13. A system for determining a mail class, comprising:

a behavior model establishing device operable to establish a behavior model for determination of a mail class by a preset learning algorithm in a way that a mail head of a mail with a known class is read, the behavior model establishing device being operable to extract a field in compliance with a preset condition from the mail head of the mail with a known class, and the field is vectorized into a preset number of feature vectors; and

a mail class determining device operable to read a mail head of a mail with an unknown class, to extract a field in compliance with the preset condition from the mail head of the mail with an unknown class, the mail class determining device being operable to vectorize the field into the preset number of feature vectors, to take the feature vectors as input to a preset predictive algorithm for calculation with use of data stored for the behavior model to derive a calculation result, and to determine the mail class from the calculation result.

14. A computer readable medium comprising code for:

reading a mail head of a mail with an unknown class;

extracting a first field in compliance with a first preset condition from the mail head;

vectorizing combinations of the first field and its presentation forms into a first preset number of first feature vectors;

calculating a calculation result using a preset predictive algorithm for calculation, the calculation being based on first feature vectors and data stored for a pre-established behavior model; and

determining the mail class of the mail with an unknown class from the calculation result.

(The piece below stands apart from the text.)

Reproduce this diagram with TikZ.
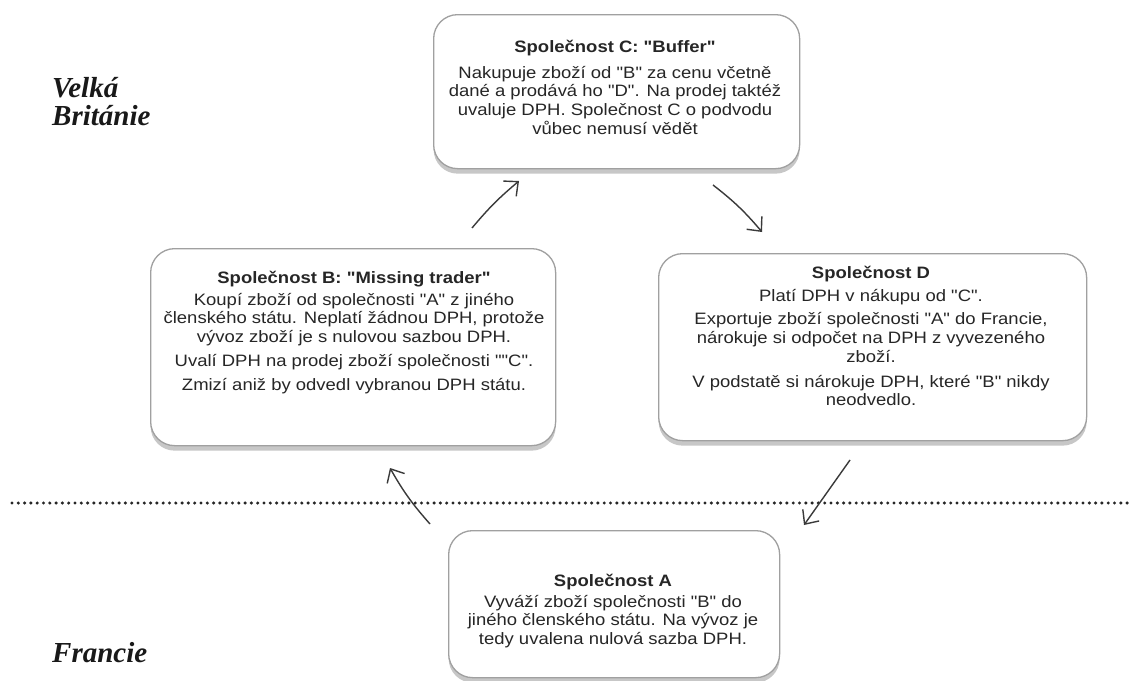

15. A computer readable medium comprising code for:

establishing a behavior model for determination of a mail class by a preset learning algorithm in a way that a mail head of a mail with a known class is read,

extracting a field in compliance with a preset condition from the mail head of the mail with a known class, and the field is vectorized into a preset number of feature vectors;

reading a mail head of a mail with an unknown class;

extracting a first field in compliance with a first preset condition from the mail head;

vectorizing combinations of the first field and first field presentation forms into a first preset number of first feature vectors;

calculating a calculation result using a a preset predictive algorithm for calculation, the calculation being based on the first feature vectors and data stored for a pre-established behavior model; and

determining the mail class of the mail with an unknown class from the calculation result.